Stormwater controls reported to River Board

With concern regarding the relatively rainy winter and the upcoming summer rainy season, the River Board requested presentations by the respective government stormwater departments having responsibility adjacent to the Hillsborough River. Specifically the River Board wanted to understand the effort of the stormwater departments in mitigating the risk of flood events during the summer rainy season.

Mr. Bob Gordon, Temple Terrace Public Works Director, began the presentations at the May 19 River Board and Technical Advisory Council Joint Meeting. Mr. Gordon reported the City is replacing pumps, cleaning out ditches and ponds, installed a new emergency generator, and placed a fence around the intake units to prevent debris from getting in and limiting pumping capacity. He also mentioned that street cleaning is being performed monthly.


Hillsborough County and City of Tampa Staff also discussed similar preparations for the rainy season. The River Board heard that there are many efforts ongoing by the stormwater departments; nevertheless, the rare unprecedented rain event can, at times, overwhelm some areas of the stormwater system.



River Board Legislation Update signed by Governor

Florida State Capital

Updating the River Board's authorizing legislation, untouched since its inception in the 1980's, was one of the priorities of the River Board this year. Chapter 86-335, Laws of Florida, establishes the River Board (Board), its Technical Advisory Council (TAC), and its mission. The legislation details the composition of the Board and TAC, how they are appointed, establishes terms of office, and quorum requirements.  


Of particular note is that the original legislation included a seat for the Water Management District's Hillsborough River Basin Board. This board no longer exists. This can make it difficult to meet the quorum requirement in the legislation. The update of the legislation sought to correct this by eliminating this seat and reducing the quorum requirement. With guidance and support from our bill sponsors, local legislative delegation Chair Representative Dan Raulerson and Senator Tom Lee, this legislation passed both houses and was signed by the Governor.  


Other minor updates to the legislation include more local government flexibility in how appointments are made and in establishing terms of office. The River Board and TAC are now positioned to continue to provide their valuable service to the health and vitality of the Hillsborough River and the community at large into the future.

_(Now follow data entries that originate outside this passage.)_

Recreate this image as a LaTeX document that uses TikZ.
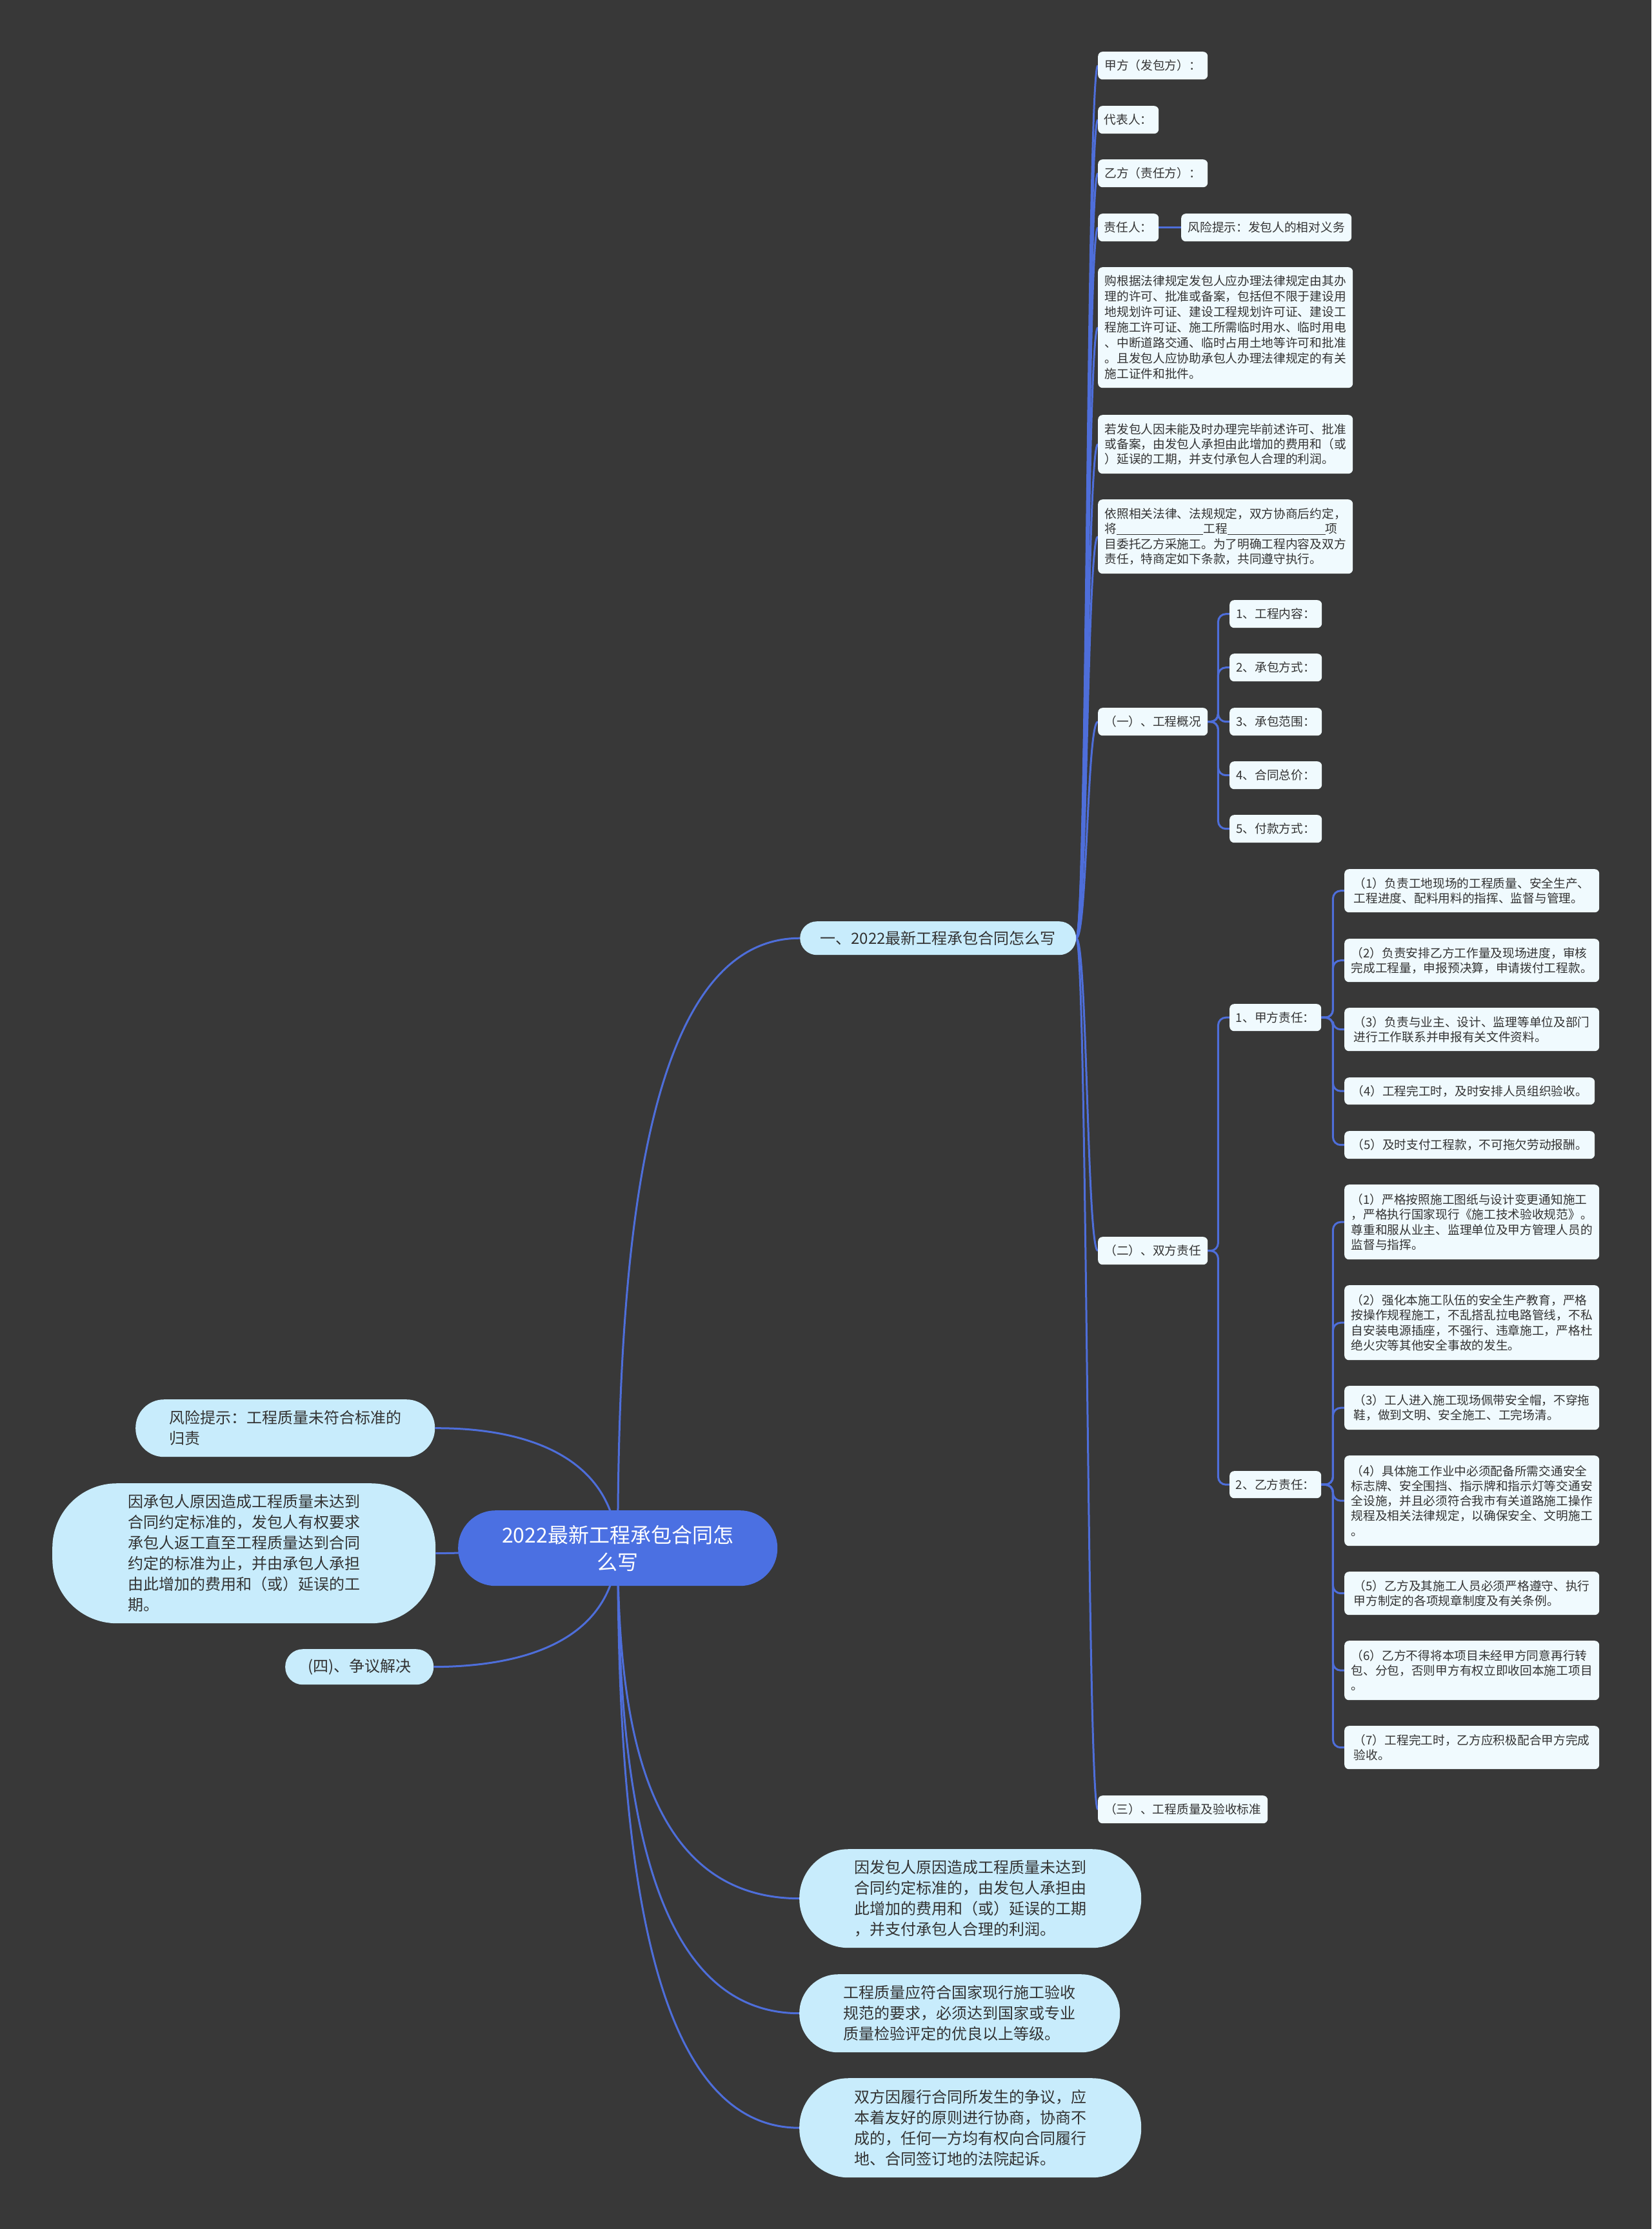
\documentclass[tikz,border=0pt]{standalone}
\usepackage{fontspec}
\setmainfont{Noto Sans CJK SC}
\definecolor{bgc}{HTML}{383838}
\definecolor{lnc}{HTML}{4E6EDA}
\definecolor{leafc}{HTML}{F0FAFE}
\definecolor{pillc}{HTML}{C8ECFC}
\definecolor{rootc}{HTML}{4B70E2}
\definecolor{txc}{HTML}{333333}
\pgfdeclarelayer{bglayer}
\pgfdeclarelayer{edgelayer}
\pgfsetlayers{bglayer,edgelayer,main}
\tikzset{
  conn/.style={draw=lnc, line width=3pt},
  elbow/.style={draw=lnc, line width=3pt, rounded corners=12pt},
  leaf/.style={rectangle, rounded corners=7pt, fill=leafc, text=txc, inner sep=0pt,
    align=left, anchor=north west, font=\fontsize{18.7}{23.3}\selectfont},
  pill/.style={rectangle, fill=pillc, text=txc, inner sep=0pt,
    align=left, anchor=north west, font=\fontsize{24}{32}\selectfont},
  rootbox/.style={rectangle, fill=rootc, text=white, inner sep=0pt, rounded corners=58pt,
    align=center, anchor=north west, font=\fontsize{32}{42}\selectfont}
}
\begin{document}
\begin{tikzpicture}[x=1pt,y=-1pt]
\begin{pgfonlayer}{bglayer}
\fill[bgc] (0,0) rectangle (2560,3455);
\end{pgfonlayer}
\useasboundingbox (0,0) rectangle (2560,3455);

% root
\node[rootbox, minimum width=495pt, minimum height=117pt] (root) at (710,2341) {2022最新工程承包合同怎\\么写};

% left pills
\node[pill, rounded corners=44pt, minimum width=464pt, minimum height=89pt] (l1) at (210,2169) {风险提示：工程质量未符合标准的\\归责};
\node[pill, rounded corners=100pt, minimum width=594pt, minimum height=217pt] (l2) at (81,2299) {因承包人原因造成工程质量未达到\\合同约定标准的，发包人有权要求\\承包人返工直至工程质量达到合同\\约定的标准为止，并由承包人承担\\由此增加的费用和（或）延误的工\\期。};
\node[pill, rounded corners=27pt, minimum width=230pt, minimum height=55pt] (l3) at (442,2556) {(四)、争议解决};

% bottom pills
\node[pill, rounded corners=76pt, minimum width=530pt, minimum height=153pt] (b1) at (1239,2866) {因发包人原因造成工程质量未达到\\合同约定标准的，由发包人承担由\\此增加的费用和（或）延误的工期\\，并支付承包人合理的利润。};
\node[pill, rounded corners=60pt, minimum width=497pt, minimum height=121pt] (b2) at (1239,3060) {工程质量应符合国家现行施工验收\\规范的要求，必须达到国家或专业\\质量检验评定的优良以上等级。};
\node[pill, rounded corners=76pt, minimum width=530pt, minimum height=154pt] (b3) at (1239,3221) {双方因履行合同所发生的争议，应\\本着友好的原则进行协商，协商不\\成的，任何一方均有权向合同履行\\地、合同签订地的法院起诉。};

% first branch
\node[pill, rounded corners=26pt, minimum width=428pt, minimum height=52pt] (n1) at (1240,1428) {一、2022最新工程承包合同怎么写};

% right column
\node[leaf, minimum width=170pt, minimum height=43pt] (a1) at (1702,80) {甲方（发包方）：};
\node[leaf, minimum width=94pt, minimum height=43pt] (a2) at (1702,164) {代表人：};
\node[leaf, minimum width=170pt, minimum height=43pt] (a3) at (1702,247) {乙方（责任方）：};
\node[leaf, minimum width=94pt, minimum height=43pt] (a4) at (1702,331) {责任人：};
\node[leaf, minimum width=264pt, minimum height=43pt] (a4r) at (1831,331) {风险提示：发包人的相对义务};
\node[leaf, minimum width=395pt, minimum height=187pt, font=\fontsize{18.7}{24}\selectfont] (a5) at (1702,414) {购根据法律规定发包人应办理法律规定由其办\\理的许可、批准或备案，包括但不限于建设用\\地规划许可证、建设工程规划许可证、建设工\\程施工许可证、施工所需临时用水、临时用电\\、中断道路交通、临时占用土地等许可和批准\\。且发包人应协助承包人办理法律规定的有关\\施工证件和批件。};
\node[leaf, minimum width=395pt, minimum height=91pt] (a6) at (1702,643) {若发包人因未能及时办理完毕前述许可、批准\\或备案，由发包人承担由此增加的费用和（或\\）延误的工期，并支付承包人合理的利润。};
\node[leaf, minimum width=395pt, minimum height=115pt] (a7) at (1702,774) {依照相关法律、法规规定，双方协商后约定，\\将\rule[-2pt]{134pt}{1pt}工程\rule[-2pt]{152pt}{1pt}项\\目委托乙方采施工。为了明确工程内容及双方\\责任，特商定如下条款，共同遵守执行。};

\node[leaf, minimum width=170pt, minimum height=43pt] (g) at (1702,1097) {（一）、工程概况};
\node[leaf, minimum width=143pt, minimum height=43pt] (g1) at (1906,930) {1、工程内容：};
\node[leaf, minimum width=143pt, minimum height=43pt] (g2) at (1906,1013) {2、承包方式：};
\node[leaf, minimum width=143pt, minimum height=43pt] (g3) at (1906,1097) {3、承包范围：};
\node[leaf, minimum width=143pt, minimum height=43pt] (g4) at (1906,1180) {4、合同总价：};
\node[leaf, minimum width=143pt, minimum height=43pt] (g5) at (1906,1263) {5、付款方式：};

\node[leaf, minimum width=170pt, minimum height=43pt] (d) at (1702,1917) {（二）、双方责任};
\node[leaf, minimum width=142pt, minimum height=42pt] (j) at (1906,1556) {1、甲方责任：};
\node[leaf, minimum width=142pt, minimum height=42pt] (y) at (1906,2280) {2、乙方责任：};

\node[leaf, minimum width=395pt, minimum height=67pt] (j1) at (2084,1347) {（1）负责工地现场的工程质量、安全生产、\\工程进度、配料用料的指挥、监督与管理。};
\node[leaf, minimum width=395pt, minimum height=67pt] (j2) at (2084,1455) {（2）负责安排乙方工作量及现场进度，审核\\完成工程量，申报预决算，申请拨付工程款。};
\node[leaf, minimum width=395pt, minimum height=67pt] (j3) at (2084,1562) {（3）负责与业主、设计、监理等单位及部门\\进行工作联系并申报有关文件资料。};
\node[leaf, minimum width=388pt, minimum height=42pt] (j4) at (2084,1670) {（4）工程完工时，及时安排人员组织验收。};
\node[leaf, minimum width=388pt, minimum height=43pt] (j5) at (2084,1753) {（5）及时支付工程款，不可拖欠劳动报酬。};

\node[leaf, minimum width=395pt, minimum height=116pt] (y1) at (2084,1836) {（1）严格按照施工图纸与设计变更通知施工\\，严格执行国家现行《施工技术验收规范》。\\尊重和服从业主、监理单位及甲方管理人员的\\监督与指挥。};
\node[leaf, minimum width=395pt, minimum height=116pt] (y2) at (2084,1992) {（2）强化本施工队伍的安全生产教育，严格\\按操作规程施工，不乱搭乱拉电路管线，不私\\自安装电源插座，不强行、违章施工，严格杜\\绝火灾等其他安全事故的发生。};
\node[leaf, minimum width=395pt, minimum height=68pt] (y3) at (2084,2148) {（3）工人进入施工现场佩带安全帽，不穿拖\\鞋，做到文明、安全施工、工完场清。};
\node[leaf, minimum width=395pt, minimum height=140pt] (y4) at (2084,2256) {（4）具体施工作业中必须配备所需交通安全\\标志牌、安全围挡、指示牌和指示灯等交通安\\全设施，并且必须符合我市有关道路施工操作\\规程及相关法律规定，以确保安全、文明施工\\。};
\node[leaf, minimum width=395pt, minimum height=67pt] (y5) at (2084,2436) {（5）乙方及其施工人员必须严格遵守、执行\\甲方制定的各项规章制度及有关条例。};
\node[leaf, minimum width=395pt, minimum height=92pt] (y6) at (2084,2543) {（6）乙方不得将本项目未经甲方同意再行转\\包、分包，否则甲方有权立即收回本施工项目\\。};
\node[leaf, minimum width=395pt, minimum height=67pt] (y7) at (2084,2675) {（7）工程完工时，乙方应积极配合甲方完成\\验收。};

\node[leaf, minimum width=263pt, minimum height=43pt] (s) at (1702,2783) {（三）、工程质量及验收标准};

% connectors
\begin{pgfonlayer}{edgelayer}
\draw[conn] (root.center) .. controls (958,1927) and (1000,1454) .. (n1.west);
\draw[conn] (root.center) .. controls (958,2671) and (1000,2942) .. (b1.west);
\draw[conn] (root.center) .. controls (958,2760) and (1000,3120) .. (b2.west);
\draw[conn] (root.center) .. controls (958,2849) and (1000,3298) .. (b3.west);
\draw[conn] (root.center) .. controls (950,2260) and (820,2213) .. (l1.east);
\draw[conn] (root.center) .. controls (900,2400) and (750,2407) .. (l2.east);
\draw[conn] (root.center) .. controls (950,2540) and (820,2583) .. (l3.east);
\foreach \t in {a1,a2,a3,a4,a5,a6,a7,g,d,s}
  \draw[conn] (n1.east) .. controls +(17,0) and +(-17,0) .. (\t.west);
\draw[conn] (a4.east) -- (a4r.west);
\foreach \t in {g1,g2,g3,g4,g5}
  \draw[elbow] (g.east) -- ++(16,0) |- (\t.west);
\foreach \t in {j,y}
  \draw[elbow] (d.east) -- ++(16,0) |- (\t.west);
\foreach \t in {j1,j2,j3,j4,j5}
  \draw[elbow] (j.east) -- ++(18,0) |- (\t.west);
\foreach \t in {y1,y2,y3,y4,y5,y6,y7}
  \draw[elbow] (y.east) -- ++(18,0) |- (\t.west);
\end{pgfonlayer}
\end{tikzpicture}
\end{document}
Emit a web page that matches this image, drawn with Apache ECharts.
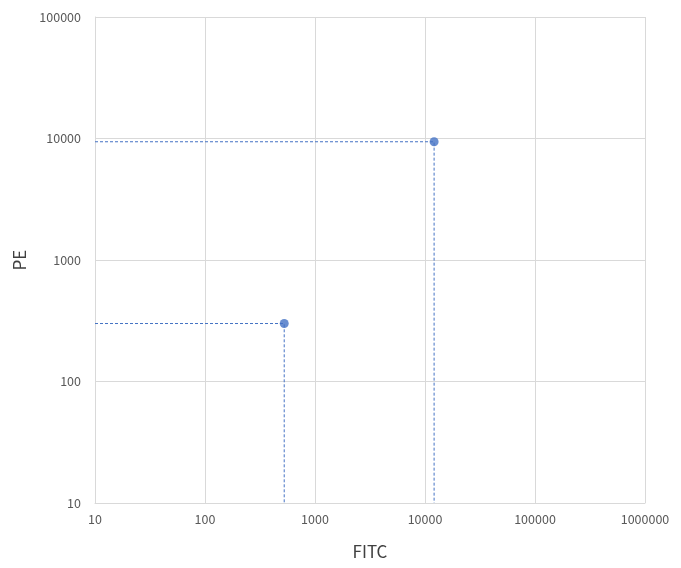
<!DOCTYPE html>
<html>
<head>
<meta charset="utf-8">
<script src="https://cdn.jsdelivr.net/npm/echarts@6/dist/echarts.min.js"></script>
<style>
  html, body { margin: 0; padding: 0; background: #fff; }
  #chart { width: 681px; height: 568px; }
</style>
</head>
<body>
<div id="chart"></div>
<script>
// 散布図のデータ（FITC / PE）
const fitcValues = [525, 12100]
const peValues = [300, 9400]
const xMin = 10
const yMin = 10

const points = fitcValues.map((x, i) => [x, peValues[i]])

// 点から両軸への破線
const guideSeries = points.map((p) => ({
  type: 'line',
  data: [[xMin, p[1]], [p[0], p[1]], [p[0], yMin]],
  symbol: 'none',
  silent: true,
  lineStyle: { color: '#4472C4', width: 1, type: [3, 2] },
  z: 1,
}))

const axisText = {
  color: '#595959',
  fontSize: 12.5,
  fontFamily: 'Noto Sans CJK JP',
  formatter: (v) => String(Math.round(v)), // 桁区切りなし
}
const nameText = { color: '#404040', fontSize: 17, fontFamily: 'Noto Sans CJK JP' }
const gridLine = { lineStyle: { color: '#d9d9d9', width: 1 } }

const chart = echarts.init(document.getElementById('chart'))
chart.setOption({
  animation: false,
  grid: { left: 95, right: 36, top: 17, bottom: 65 },
  xAxis: {
    type: 'log',
    logBase: 10,
    min: 10,
    max: 1000000,
    name: 'FITC',
    nameLocation: 'middle',
    nameGap: 40,
    nameTextStyle: nameText,
    axisLine: { show: true, lineStyle: { color: '#d9d9d9' } },
    axisTick: { show: false },
    axisLabel: { ...axisText, margin: 10, showMinLabel: true, showMaxLabel: true },
    splitLine: { show: true, ...gridLine },
  },
  yAxis: {
    type: 'log',
    logBase: 10,
    min: 10,
    max: 100000,
    name: 'PE',
    nameLocation: 'middle',
    nameGap: 66,
    nameRotate: 90,
    nameTextStyle: nameText,
    axisLine: { show: true, lineStyle: { color: '#d9d9d9' } },
    axisTick: { show: false },
    axisLabel: { ...axisText, margin: 14 },
    splitLine: { show: true, ...gridLine },
  },
  series: [
    ...guideSeries,
    {
      type: 'scatter',
      data: points,
      symbolSize: 9,
      itemStyle: { color: '#4472C4' },
      z: 3,
    },
  ],
})
</script>
</body>
</html>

Discover amazing stuff about your water
The Tampa Bay Times Newspaper in Education (NIE) program is a cooperative effort between schools and the Times to promote the use of newspapers in print and electronic form as educational resources. Since the mid-1970s, NIE has provided schools with class sets of informational text in the form of the daily newspaper and our award winning original curriculum, at no cost to teachers or schools. In the Tampa Bay area each year, more than 5 million newspapers and electronic licenses are provided to teachers and students free of charge thanks to our generous individual, corporate and foundation sponsors.

The most recent NIE supplement features of Answers on Tap from Tampa Bay Water. It includes 16 pages jam packed with information on the sources of our drinking water, how water is treated, source water protection and conservation. It also includes several career options to explore in the world of water designed to inspire middle school students.